Direction >> Copy out all lines that carry the word "React".

===

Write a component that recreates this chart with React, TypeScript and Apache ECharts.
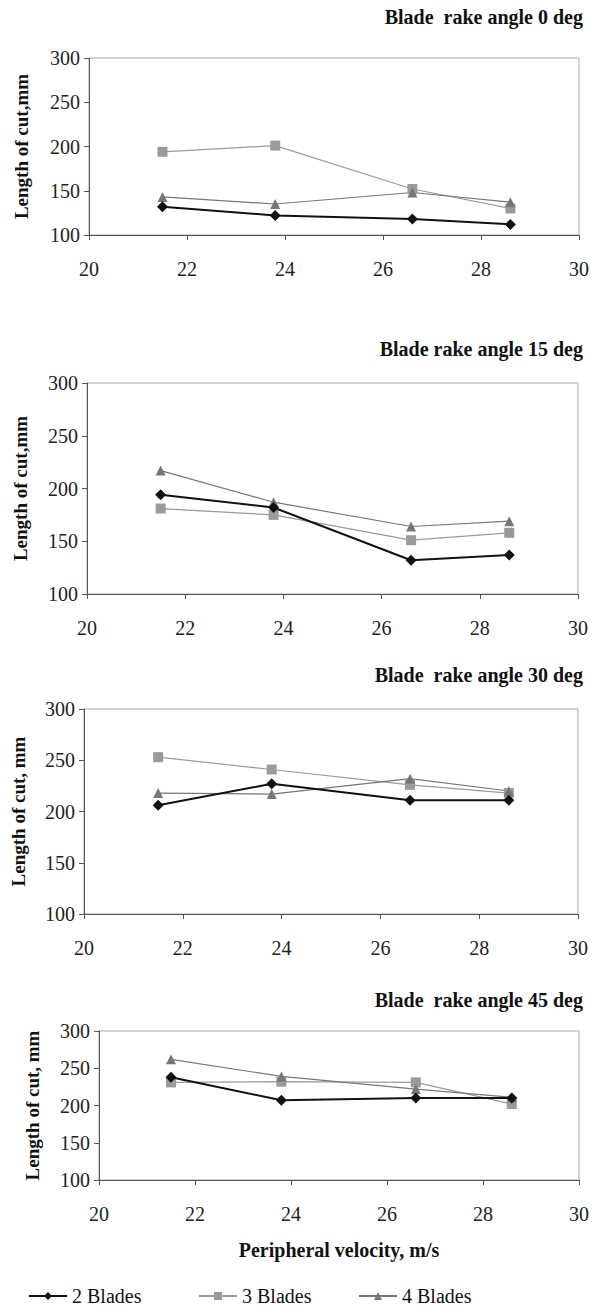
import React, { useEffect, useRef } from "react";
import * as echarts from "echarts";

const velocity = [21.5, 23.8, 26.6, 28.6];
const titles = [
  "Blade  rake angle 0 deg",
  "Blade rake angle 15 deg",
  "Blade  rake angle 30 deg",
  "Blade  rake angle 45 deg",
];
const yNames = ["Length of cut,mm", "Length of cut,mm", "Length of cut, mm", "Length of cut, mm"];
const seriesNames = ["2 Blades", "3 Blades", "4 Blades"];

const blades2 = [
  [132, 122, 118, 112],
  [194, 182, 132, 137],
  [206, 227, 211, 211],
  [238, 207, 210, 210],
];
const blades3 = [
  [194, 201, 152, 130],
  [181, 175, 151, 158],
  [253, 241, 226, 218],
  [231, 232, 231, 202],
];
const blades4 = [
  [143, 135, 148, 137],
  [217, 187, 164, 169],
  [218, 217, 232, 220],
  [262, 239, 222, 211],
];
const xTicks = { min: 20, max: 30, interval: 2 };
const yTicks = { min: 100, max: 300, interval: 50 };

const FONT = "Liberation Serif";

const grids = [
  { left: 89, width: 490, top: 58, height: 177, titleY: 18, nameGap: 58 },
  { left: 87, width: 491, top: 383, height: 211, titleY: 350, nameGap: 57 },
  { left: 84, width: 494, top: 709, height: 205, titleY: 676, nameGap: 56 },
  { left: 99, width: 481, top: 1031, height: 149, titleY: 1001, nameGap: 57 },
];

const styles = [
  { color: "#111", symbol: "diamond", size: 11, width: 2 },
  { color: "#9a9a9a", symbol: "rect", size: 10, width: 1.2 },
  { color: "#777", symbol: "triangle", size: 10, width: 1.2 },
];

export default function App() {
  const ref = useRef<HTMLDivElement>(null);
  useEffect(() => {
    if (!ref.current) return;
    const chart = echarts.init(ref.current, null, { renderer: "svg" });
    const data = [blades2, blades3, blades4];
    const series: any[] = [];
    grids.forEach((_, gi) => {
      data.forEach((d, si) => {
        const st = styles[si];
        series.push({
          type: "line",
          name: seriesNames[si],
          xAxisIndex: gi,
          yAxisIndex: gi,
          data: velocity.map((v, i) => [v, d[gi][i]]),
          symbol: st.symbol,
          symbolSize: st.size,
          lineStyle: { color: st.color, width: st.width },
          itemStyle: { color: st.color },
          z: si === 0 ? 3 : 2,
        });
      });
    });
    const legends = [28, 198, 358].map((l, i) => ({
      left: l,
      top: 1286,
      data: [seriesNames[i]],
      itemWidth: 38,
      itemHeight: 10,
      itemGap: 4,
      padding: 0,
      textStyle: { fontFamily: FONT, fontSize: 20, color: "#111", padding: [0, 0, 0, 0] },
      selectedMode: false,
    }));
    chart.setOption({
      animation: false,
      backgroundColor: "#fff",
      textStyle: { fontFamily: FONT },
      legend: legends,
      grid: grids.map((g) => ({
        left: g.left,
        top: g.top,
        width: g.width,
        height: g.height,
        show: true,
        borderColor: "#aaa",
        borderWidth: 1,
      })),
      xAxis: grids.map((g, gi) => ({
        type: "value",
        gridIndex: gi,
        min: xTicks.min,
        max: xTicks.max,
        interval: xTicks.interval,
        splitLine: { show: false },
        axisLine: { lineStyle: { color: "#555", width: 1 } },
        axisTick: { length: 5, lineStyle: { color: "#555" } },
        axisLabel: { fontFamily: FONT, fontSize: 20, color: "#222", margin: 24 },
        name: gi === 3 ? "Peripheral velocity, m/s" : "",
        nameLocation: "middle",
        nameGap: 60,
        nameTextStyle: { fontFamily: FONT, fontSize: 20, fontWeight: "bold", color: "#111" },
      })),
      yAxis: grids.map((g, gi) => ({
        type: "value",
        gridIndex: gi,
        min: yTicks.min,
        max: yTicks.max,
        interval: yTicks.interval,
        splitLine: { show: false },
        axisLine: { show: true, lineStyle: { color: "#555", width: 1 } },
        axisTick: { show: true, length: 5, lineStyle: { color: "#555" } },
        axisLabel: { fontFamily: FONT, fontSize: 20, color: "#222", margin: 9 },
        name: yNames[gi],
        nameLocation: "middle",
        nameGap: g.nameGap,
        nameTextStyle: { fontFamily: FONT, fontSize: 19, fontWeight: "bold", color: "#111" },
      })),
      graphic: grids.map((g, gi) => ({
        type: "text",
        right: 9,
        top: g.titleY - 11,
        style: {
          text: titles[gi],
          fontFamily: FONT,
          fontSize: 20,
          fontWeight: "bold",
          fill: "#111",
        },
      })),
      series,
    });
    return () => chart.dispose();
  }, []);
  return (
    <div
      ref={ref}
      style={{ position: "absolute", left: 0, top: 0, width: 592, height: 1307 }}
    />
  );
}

===

Task answer >>
Write a component that recreates this chart with React, TypeScript and Apache ECharts.
import React, { useEffect, useRef } from "react";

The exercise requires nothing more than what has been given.